6. Practical Impact, Limitations, and Future Directions

l-DeTok marks a significant shift in tokenizer design, emphasizing not just reconstruction accuracy but explicit robustness to latent corruption—a property directly relevant to the operational regime of diffusion or AR generative models. The unified denoising training principle offers several practical advantages:

• Improved generation quality across a diverse array of downstream generative models.
• Decoupled reliance on semantic distillation, simplifying and potentially scaling the tokenizer training process.

Open research questions include:

• Extension to discrete/tokenized latent spaces, such as those using vector quantization (Qiu et al., 11 Mar 2025).
• Mitigation of the training–inference gap (as the decoder is trained on heavily corrupted latents but used on clean latents at deployment).
• Application to broader and more complex datasets (e.g., video, multi-modal).
• Systematic comparison to plug-and-play and residual denoising frameworks (Xu et al., 11 Feb 2025), and to the family of robust tokenizers developed for sampling error synthesis (Qiu et al., 11 Mar 2025).

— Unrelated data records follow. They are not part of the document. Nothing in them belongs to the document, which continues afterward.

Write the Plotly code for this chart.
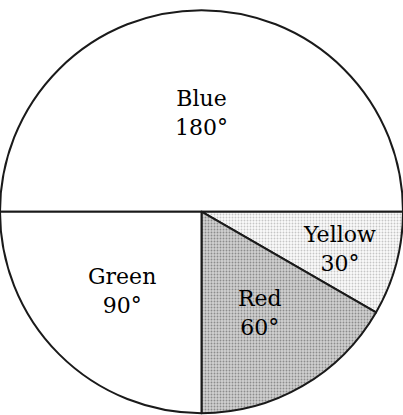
import math
import plotly.graph_objects as go

# Slice data: colour names and their angles in degrees
labels = ["Blue", "Yellow", "Red", "Green"]
degrees = [180, 30, 60, 90]
fills = ["#ffffff", "#fbfbfb", "#d0d0d0", "#ffffff"]
dot_colors = ["#ffffff", "#c6c6c6", "#8c8c8c", "#ffffff"]
dot_shapes = ["", ".", ".", ""]
# how far out from the centre each label sits, as a share of the radius
label_radius = [0.49, 0.71, 0.58, 0.56]

W, H = 403, 415
DOMAIN_Y = [0.0, 0.98]
START_DEG = 180  # first slice starts at 9 o'clock and runs clockwise

fig = go.Figure(
    go.Pie(
        labels=labels,
        values=degrees,
        textinfo="none",
        sort=False,
        direction="clockwise",
        rotation=270,
        hoverinfo="skip",
        showlegend=False,
        marker=dict(
            colors=fills,
            line=dict(color="#1a1a1a", width=2),
            pattern=dict(
                shape=dot_shapes,
                fgcolor=dot_colors,
                bgcolor=fills,
                size=3,
                solidity=0.3,
            ),
        ),
        domain=dict(x=[0, 1], y=DOMAIN_Y),
    )
)

# Labels at each slice's mid-angle
total = sum(degrees)
radius_px = min(W, H * (DOMAIN_Y[1] - DOMAIN_Y[0])) / 2
cy = (DOMAIN_Y[0] + DOMAIN_Y[1]) / 2
start = START_DEG
for name, deg, frac in zip(labels, degrees, label_radius):
    sweep = 360 * deg / total
    mid = math.radians(start - sweep / 2)
    start -= sweep
    r = frac * radius_px
    fig.add_annotation(
        x=0.5 + r * math.cos(mid) / W,
        y=cy + r * math.sin(mid) / H,
        xref="paper",
        yref="paper",
        text=f"{name}<br>{deg}°",
        showarrow=False,
        xanchor="center",
        yanchor="middle",
        align="center",
        font=dict(family="DejaVu Serif", size=22, color="#000000"),
    )

fig.update_layout(
    width=W,
    height=H,
    margin=dict(l=0, r=0, t=0, b=0),
    paper_bgcolor="white",
    plot_bgcolor="white",
)

fig.write_html("out.html")
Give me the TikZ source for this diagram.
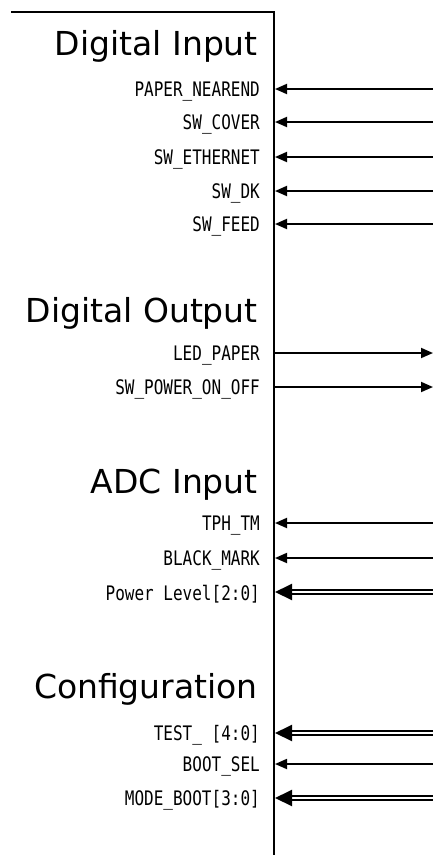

A summary table of loss components and roles in l-DeTok:

Loss Term	Encourages	Typical Implementation
MSE	Pixel accuracy	$\|x - x_{recon}\|^2$
KL	Latent structure	VAE-style regularization
Perceptual	Visual similarity	VGG/ConvNeXt features
Adversarial	Realism/sharpness	GAN discriminator loss

(Yang et al., 21 Jul 2025)

l-DeTok’s training regime—reconstructing targets from heavily perturbed latent embeddings—positions it to serve as a foundation for robust generative modeling across modalities where denoising is central to the generative process.